Books and teaching go hand-in-hand in Dimitri’s research life. In fact, they rely on the other. “I would not be able to write books without teaching,” he says, “because books develop from class notes, which tend to follow new research questions.” This cycle of research to teaching to books and back to research has itself come full circle. On May 17th, LIDS celebrated the publication of Dimitri’s most recent book, Abstract Dynamic Programming, with a series of talks by his collaborators. Dimitri often looks at the world through the lens of a camera. He says that mathematical research and artistic photography may seem completely different, but that both actually share the risk involved in trying to go beyond established areas into unexplored territory. “You don’t know what you are looking for while you’re looking for it,” he says. Over the years, he has built a large portfolio of travel photography inspired by the brilliant sunlight in Greece, the dramatic rock formations in California’s Death Valley, and the mysterious green fogginess of China’s rivers and mountains.
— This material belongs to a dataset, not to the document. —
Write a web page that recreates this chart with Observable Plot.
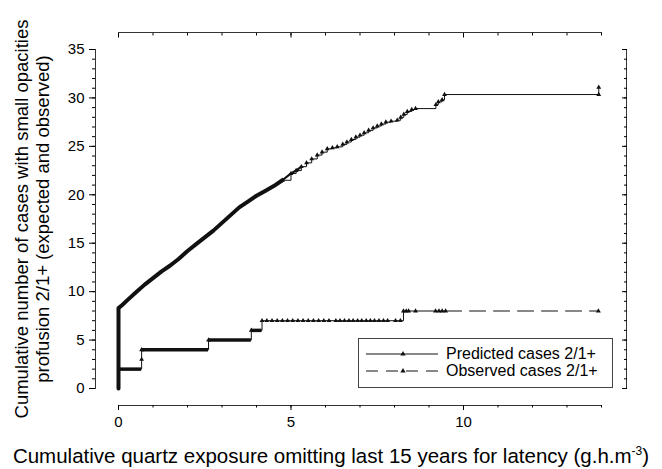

Dimitri observes that the Stata Center, the Frank Gehry-designed architectural marvel and home of LIDS, truly reflects MIT’s spirit of innovation in a way like no other campus building. It’s a “photographer’s paradise” because the sloping metal surfaces change the way it reflects light and colors across the entire day. Several of Dimitri’s Stata Center photographs hang along the hallways of LIDS. In one, the mirror-like metal siding of the Center distorts the image of a neighboring brick building, so the reflection appears as melting orange liquid. At first glance, you will think it is a painting. Dimitri has photographed it in the way he creates his algorithms, abstracting a complex structure in order to see it in a whole new light.